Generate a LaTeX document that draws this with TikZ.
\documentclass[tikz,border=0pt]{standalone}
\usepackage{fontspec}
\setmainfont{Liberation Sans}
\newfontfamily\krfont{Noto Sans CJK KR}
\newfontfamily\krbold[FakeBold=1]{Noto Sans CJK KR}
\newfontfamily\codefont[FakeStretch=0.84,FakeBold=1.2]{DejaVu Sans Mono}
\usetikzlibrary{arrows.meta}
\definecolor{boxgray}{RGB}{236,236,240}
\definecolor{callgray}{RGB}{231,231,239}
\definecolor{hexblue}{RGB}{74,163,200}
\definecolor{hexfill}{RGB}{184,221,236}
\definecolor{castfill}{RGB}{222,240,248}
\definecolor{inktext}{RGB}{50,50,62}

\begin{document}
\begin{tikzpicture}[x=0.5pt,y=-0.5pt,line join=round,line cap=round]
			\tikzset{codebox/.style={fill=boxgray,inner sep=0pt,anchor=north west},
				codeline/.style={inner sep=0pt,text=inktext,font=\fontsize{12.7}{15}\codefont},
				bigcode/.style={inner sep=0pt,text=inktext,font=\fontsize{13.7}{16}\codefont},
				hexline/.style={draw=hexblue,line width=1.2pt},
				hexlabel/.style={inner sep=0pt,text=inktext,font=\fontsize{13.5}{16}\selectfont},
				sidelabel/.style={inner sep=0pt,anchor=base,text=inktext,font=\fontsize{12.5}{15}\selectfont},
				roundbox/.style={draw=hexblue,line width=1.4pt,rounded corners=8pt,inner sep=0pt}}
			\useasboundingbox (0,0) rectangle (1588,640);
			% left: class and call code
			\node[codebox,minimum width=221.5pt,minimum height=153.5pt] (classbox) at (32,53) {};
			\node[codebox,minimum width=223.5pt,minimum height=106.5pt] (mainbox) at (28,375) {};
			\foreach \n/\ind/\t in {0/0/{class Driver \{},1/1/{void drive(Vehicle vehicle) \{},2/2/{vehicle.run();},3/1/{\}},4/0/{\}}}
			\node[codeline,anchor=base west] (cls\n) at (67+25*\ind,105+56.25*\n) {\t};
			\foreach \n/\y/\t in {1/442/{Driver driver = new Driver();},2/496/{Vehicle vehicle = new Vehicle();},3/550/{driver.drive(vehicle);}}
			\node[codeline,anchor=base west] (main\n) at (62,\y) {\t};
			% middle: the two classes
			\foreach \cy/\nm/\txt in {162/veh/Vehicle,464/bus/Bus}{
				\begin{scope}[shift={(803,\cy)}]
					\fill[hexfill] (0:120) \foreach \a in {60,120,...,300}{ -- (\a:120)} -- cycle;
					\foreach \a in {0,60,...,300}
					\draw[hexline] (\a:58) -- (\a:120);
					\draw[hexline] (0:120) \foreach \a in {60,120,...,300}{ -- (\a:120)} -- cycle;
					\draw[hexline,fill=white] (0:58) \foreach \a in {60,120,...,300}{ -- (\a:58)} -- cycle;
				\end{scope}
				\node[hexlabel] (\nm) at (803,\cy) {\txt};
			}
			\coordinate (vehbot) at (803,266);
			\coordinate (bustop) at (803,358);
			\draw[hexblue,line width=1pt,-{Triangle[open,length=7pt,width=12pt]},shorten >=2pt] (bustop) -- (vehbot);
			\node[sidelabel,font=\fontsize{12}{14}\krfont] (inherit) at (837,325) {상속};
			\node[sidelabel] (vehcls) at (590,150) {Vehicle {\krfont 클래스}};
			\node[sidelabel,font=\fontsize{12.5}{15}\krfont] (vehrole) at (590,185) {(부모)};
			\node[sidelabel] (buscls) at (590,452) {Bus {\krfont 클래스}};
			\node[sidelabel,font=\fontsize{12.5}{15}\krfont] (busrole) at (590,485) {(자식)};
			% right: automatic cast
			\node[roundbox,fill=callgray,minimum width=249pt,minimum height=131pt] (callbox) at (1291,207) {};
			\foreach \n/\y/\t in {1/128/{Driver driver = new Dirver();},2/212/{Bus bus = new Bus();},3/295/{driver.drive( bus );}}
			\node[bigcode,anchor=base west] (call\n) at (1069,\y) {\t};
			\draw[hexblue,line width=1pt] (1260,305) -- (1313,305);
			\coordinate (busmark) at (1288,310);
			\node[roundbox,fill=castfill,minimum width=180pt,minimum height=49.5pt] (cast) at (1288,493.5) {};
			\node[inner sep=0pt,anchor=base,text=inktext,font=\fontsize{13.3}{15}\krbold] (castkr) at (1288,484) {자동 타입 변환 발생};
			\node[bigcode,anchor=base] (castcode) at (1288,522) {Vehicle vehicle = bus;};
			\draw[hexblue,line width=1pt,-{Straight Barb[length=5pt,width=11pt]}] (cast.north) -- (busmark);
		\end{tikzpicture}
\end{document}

_EXERCISE_. Each line of the material should be echoed exactly.

_SOLUTION TO THIS PROBLEM_.
Generate a LaTeX document that draws this with TikZ.
\documentclass[tikz,border=0pt]{standalone}
\usepackage{fontspec}
\setmainfont{Liberation Sans}
\newfontfamily\krfont{Noto Sans CJK KR}
\newfontfamily\krbold[FakeBold=1]{Noto Sans CJK KR}
\newfontfamily\codefont[FakeStretch=0.84,FakeBold=1.2]{DejaVu Sans Mono}
\usetikzlibrary{arrows.meta}
\definecolor{boxgray}{RGB}{236,236,240}
\definecolor{callgray}{RGB}{231,231,239}
\definecolor{hexblue}{RGB}{74,163,200}
\definecolor{hexfill}{RGB}{184,221,236}
\definecolor{castfill}{RGB}{222,240,248}
\definecolor{inktext}{RGB}{50,50,62}

\begin{document}
\begin{tikzpicture}[x=0.5pt,y=-0.5pt,line join=round,line cap=round]
			\tikzset{codebox/.style={fill=boxgray,inner sep=0pt,anchor=north west},
				codeline/.style={inner sep=0pt,text=inktext,font=\fontsize{12.7}{15}\codefont},
				bigcode/.style={inner sep=0pt,text=inktext,font=\fontsize{13.7}{16}\codefont},
				hexline/.style={draw=hexblue,line width=1.2pt},
				hexlabel/.style={inner sep=0pt,text=inktext,font=\fontsize{13.5}{16}\selectfont},
				sidelabel/.style={inner sep=0pt,anchor=base,text=inktext,font=\fontsize{12.5}{15}\selectfont},
				roundbox/.style={draw=hexblue,line width=1.4pt,rounded corners=8pt,inner sep=0pt}}
			\useasboundingbox (0,0) rectangle (1588,640);
			% left: class and call code
			\node[codebox,minimum width=221.5pt,minimum height=153.5pt] (classbox) at (32,53) {};
			\node[codebox,minimum width=223.5pt,minimum height=106.5pt] (mainbox) at (28,375) {};
			\foreach \n/\ind/\t in {0/0/{class Driver \{},1/1/{void drive(Vehicle vehicle) \{},2/2/{vehicle.run();},3/1/{\}},4/0/{\}}}
			\node[codeline,anchor=base west] (cls\n) at (67+25*\ind,105+56.25*\n) {\t};
			\foreach \n/\y/\t in {1/442/{Driver driver = new Driver();},2/496/{Vehicle vehicle = new Vehicle();},3/550/{driver.drive(vehicle);}}
			\node[codeline,anchor=base west] (main\n) at (62,\y) {\t};
			% middle: the two classes
			\foreach \cy/\nm/\txt in {162/veh/Vehicle,464/bus/Bus}{
				\begin{scope}[shift={(803,\cy)}]
					\fill[hexfill] (0:120) \foreach \a in {60,120,...,300}{ -- (\a:120)} -- cycle;
					\foreach \a in {0,60,...,300}
					\draw[hexline] (\a:58) -- (\a:120);
					\draw[hexline] (0:120) \foreach \a in {60,120,...,300}{ -- (\a:120)} -- cycle;
					\draw[hexline,fill=white] (0:58) \foreach \a in {60,120,...,300}{ -- (\a:58)} -- cycle;
				\end{scope}
				\node[hexlabel] (\nm) at (803,\cy) {\txt};
			}
			\coordinate (vehbot) at (803,266);
			\coordinate (bustop) at (803,358);
			\draw[hexblue,line width=1pt,-{Triangle[open,length=7pt,width=12pt]},shorten >=2pt] (bustop) -- (vehbot);
			\node[sidelabel,font=\fontsize{12}{14}\krfont] (inherit) at (837,325) {상속};
			\node[sidelabel] (vehcls) at (590,150) {Vehicle {\krfont 클래스}};
			\node[sidelabel,font=\fontsize{12.5}{15}\krfont] (vehrole) at (590,185) {(부모)};
			\node[sidelabel] (buscls) at (590,452) {Bus {\krfont 클래스}};
			\node[sidelabel,font=\fontsize{12.5}{15}\krfont] (busrole) at (590,485) {(자식)};
			% right: automatic cast
			\node[roundbox,fill=callgray,minimum width=249pt,minimum height=131pt] (callbox) at (1291,207) {};
			\foreach \n/\y/\t in {1/128/{Driver driver = new Dirver();},2/212/{Bus bus = new Bus();},3/295/{driver.drive( bus );}}
			\node[bigcode,anchor=base west] (call\n) at (1069,\y) {\t};
			\draw[hexblue,line width=1pt] (1260,305) -- (1313,305);
			\coordinate (busmark) at (1288,310);
			\node[roundbox,fill=castfill,minimum width=180pt,minimum height=49.5pt] (cast) at (1288,493.5) {};
			\node[inner sep=0pt,anchor=base,text=inktext,font=\fontsize{13.3}{15}\krbold] (castkr) at (1288,484) {자동 타입 변환 발생};
			\node[bigcode,anchor=base] (castcode) at (1288,522) {Vehicle vehicle = bus;};
			\draw[hexblue,line width=1pt,-{Straight Barb[length=5pt,width=11pt]}] (cast.north) -- (busmark);
		\end{tikzpicture}
\end{document}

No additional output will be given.